Ginee Seo, who served as executive publishing director at Chronicle Books children’s group for 12 years, has joined Crown Publishing Group’s Ten Speed Press in the newly created position of v-p and editorial director of children's publishing. “What most excites me is that I’ll get to do a little bit of everything” at a small division within Penguin Random House, Seo told PW. Seo has held leadership roles at HarperCollins and Atheneum, and this will be her first position at PRH.
Aaron Wehner, executive v-p of Crown Publishing and publisher of Ten Speed Press and Clarkson Potter, announced Seo’s hire on November 13. In a statement, Wehner said that Seo will cultivate “distinctive projects from diverse voices” with “crossover appeal to different age ranges as well as to gift and specialty accounts.”
“The past few years have shown us that it’s more important than ever to raise up diverse voices,” Seo said. “I will be looking to work with diverse talent, for sure.”
Books with crossover potential, and authors crossing categories, are of interest at Ten Speed. In his statement, Wehner said Seo’s input would “open up new creative possibilities and publishing synergies across Crown Publishing Group’s roster of adult book authors.”

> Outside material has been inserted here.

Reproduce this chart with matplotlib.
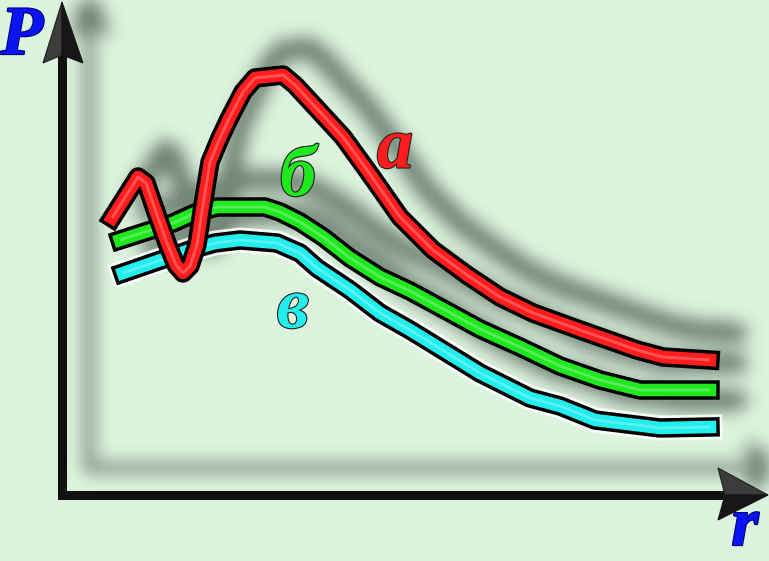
import numpy as np
import matplotlib
matplotlib.use("Agg")
import matplotlib.pyplot as plt
import matplotlib.patheffects as pe
from matplotlib.patches import Polygon

# ---- data (r, P), origin at the axes corner ----
r_a = [50, 76, 84, 95, 105, 114, 121, 128, 135, 141, 148, 158, 168, 181, 193, 221, 233,
       258, 281, 305, 338, 371, 405, 438, 471, 518, 575, 601, 648]
P_a = [277, 318, 312, 280, 252, 230, 222, 229, 250, 290, 333, 357, 378, 403, 417, 420, 410,
       383, 358, 325, 278, 245, 220, 198, 182, 165, 145, 138, 135]

r_b = [58, 83, 111, 133, 155, 203, 218, 238, 261, 288, 318, 348, 418, 458, 498, 538, 578, 648]
P_b = [255, 263, 272, 282, 288, 288, 283, 273, 258, 237, 218, 204, 166, 148, 129, 115, 105, 105]

r_c = [61, 93, 128, 153, 178, 215, 238, 255, 288, 318, 348, 418, 468, 498, 533, 598, 648]
P_c = [222, 233, 245, 252, 255, 252, 242, 227, 205, 182, 165, 122, 97, 89, 75, 67, 68]

labels = ["а", "б", "в"]
label_pos = [(333, 345), (236, 317), (231, 185)]
colors = ["#ff1c1c", "#1fe81f", "#22eeee"]
curves = [(r_a, P_a), (r_b, P_b), (r_c, P_c)]

XLIM = (-62, 707)
YLIM = (-66, 495)
BG = "#dcf3dd"
W, H, DPI = 7.69, 5.61, 100

y_axis_end = 440
x_axis_end = 663
y_arrow = [(0, 493), (-19, 432), (0, 440), (21, 432)]
x_arrow = [(706, 0), (656, 27), (663, 0), (656, -25)]


def setup(ax):
    ax.set_xlim(*XLIM)
    ax.set_ylim(*YLIM)
    ax.axis("off")


# ---- shadow source, rendered offscreen then blurred ----
fs = plt.figure(figsize=(W, H), dpi=DPI, facecolor="white")
axs = fs.add_axes([0, 0, 1, 1])
axs.set_facecolor("white")
setup(axs)
for r, P in curves:
    axs.plot(r, P, color="black", lw=15, solid_joinstyle="round", solid_capstyle="round")
axs.plot([0, 0, x_axis_end], [y_axis_end, 0, 0], color="black", lw=7)
axs.add_patch(Polygon(y_arrow, closed=True, color="black"))
axs.add_patch(Polygon(x_arrow, closed=True, color="black"))
fs.canvas.draw()
buf = np.asarray(fs.canvas.buffer_rgba()).astype(float)
plt.close(fs)
mask = 1.0 - buf[..., 0] / 255.0
hh, ww = mask.shape
dx, dy = 27, 27
shifted = np.zeros_like(mask)
shifted[:hh - dy, dx:] = mask[dy:, :ww - dx]

sigma = 8.5
k = np.arange(-int(3 * sigma), int(3 * sigma) + 1)
kern = np.exp(-k ** 2 / (2 * sigma ** 2))
kern /= kern.sum()
blur = np.apply_along_axis(lambda v: np.convolve(v, kern, mode="same"), 1, shifted)
blur = np.apply_along_axis(lambda v: np.convolve(v, kern, mode="same"), 0, blur)
blur = np.clip(blur * 1.1, 0, 1)
shadow = np.zeros((hh, ww, 4))
shadow[..., 0] = 85 / 255
shadow[..., 1] = 100 / 255
shadow[..., 2] = 88 / 255
shadow[..., 3] = blur * 0.75

# ---- main figure ----
fig = plt.figure(figsize=(W, H), dpi=DPI, facecolor=BG)
ax = fig.add_axes([0, 0, 1, 1])
ax.set_facecolor(BG)
setup(ax)
ax.imshow(shadow, extent=(XLIM[0], XLIM[1], YLIM[0], YLIM[1]), origin="upper",
          aspect="auto", zorder=1, interpolation="bilinear")
ax.set_xlim(*XLIM)
ax.set_ylim(*YLIM)

# axes
ax.plot([0, 0, x_axis_end], [y_axis_end, 0, 0], color="#111111", lw=6.5,
        solid_joinstyle="miter", solid_capstyle="projecting", zorder=3)
for poly in (y_arrow, x_arrow):
    tip, c1, notch, c2 = poly
    ax.add_patch(Polygon([tip, c1, notch], closed=True, facecolor="#3c3c3c",
                         edgecolor="#222222", lw=0.8, zorder=4))
    ax.add_patch(Polygon([tip, notch, c2], closed=True, facecolor="#161616",
                         edgecolor="#161616", lw=0.8, zorder=4))

# curves (cyan, green, red order so red sits on top)
order = [2, 1, 0]
z = 5
for i in order:
    r, P = curves[i]
    if i == 2:
        ax.plot(r, P, color="white", lw=18, alpha=0.85, solid_joinstyle="round",
                solid_capstyle="projecting", zorder=z)
    ax.plot(r, P, color="black", lw=14, solid_joinstyle="round",
            solid_capstyle="projecting", zorder=z + 0.1)
    ax.plot(r, P, color=colors[i], lw=9, solid_joinstyle="round",
            solid_capstyle="projecting", zorder=z + 0.2)
    ax.plot(r, P, color="white", lw=2, alpha=0.25, solid_joinstyle="round",
            solid_capstyle="butt", zorder=z + 0.3)
    z += 1

# curve labels
for txt, (x, y), c in zip(labels, label_pos, colors):
    ax.text(x, y, txt, color=c, fontsize=52, fontfamily="Liberation Serif",
            fontweight="bold", fontstyle="italic", ha="center", va="center", zorder=10,
            path_effects=[pe.withStroke(linewidth=1.6, foreground="#222222")])

# axis letters
ax.text(-40, 458, "P", color="#0a14f0", fontsize=50, fontfamily="Liberation Serif",
        fontweight="bold", fontstyle="italic", ha="center", va="center", zorder=10,
        path_effects=[pe.withStroke(linewidth=1.6, foreground="#000080")])
ax.text(683, -33, "r", color="#0a14f0", fontsize=50, fontfamily="Liberation Serif",
        fontweight="bold", fontstyle="italic", ha="center", va="center", zorder=10,
        path_effects=[pe.withStroke(linewidth=1.6, foreground="#000080")])

fig.savefig("out.png", dpi=DPI, facecolor=BG)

Seo confirmed that “there are definitely Crown authors on the adult side who are interested in writing children’s books,” notably picture books. Established Crown and PRH authors might find it “challenging to go outside to a completely new team or group,” she said, and Ten Speed could keep those creators within the company, where there is “already a base of familiarity.”
Ten Speed Press is based in Berkeley and has offices in Emeryville, Calif., not far from Seo’s home. After Seo left Chronicle in May, Wehner—who also lives in the Bay Area—got in touch with her about expanding Ten Speed’s children’s and YA program. (Random House acquired Ten Speed Press along with its children’s imprint, Tricycle Press, in 2009. Ten Speed became an imprint of Crown, and Random House Children’s Books closed Tricycle in 2010.)
Wehner “found recently, when he was doing a business review, that not only were there quite a few children’s books on Ten Speed’s list, but they were also doing really well,” Seo said. “One of the things we talked about was what I could contribute.” Ten Speed has been developing its licensed content, which includes the Dungeons & Dragons Young Adventurer’s Guides, along with successful series including the Women Who Make History books by Rachel Ignotofsky.
In addition to growing Ten Speed’s list of picture books and illustrated nonfiction, Seo will develop graphic novels for Ten Speed Graphic, an imprint formed last May. This fall, Ten Speed Graphic released an adaptation of Richard Adams’s Watership Down, written by James Sturm and illustrated by Joe Sutphin. In March, the imprint plans to publish Nothing Special: Volume One, the first of four in a series by webtoon creator Katie Cook.
Although she’s only just begun signing authors, Seo said she is open to “bringing in some younger titles” to Ten Speed Graphic, to appeal across age ranges, as well as mining PRH’s deep backlist for potential reboots. She and Wehner expect Ten Speed’s renewed children’s program to publish eight to 10 titles annually.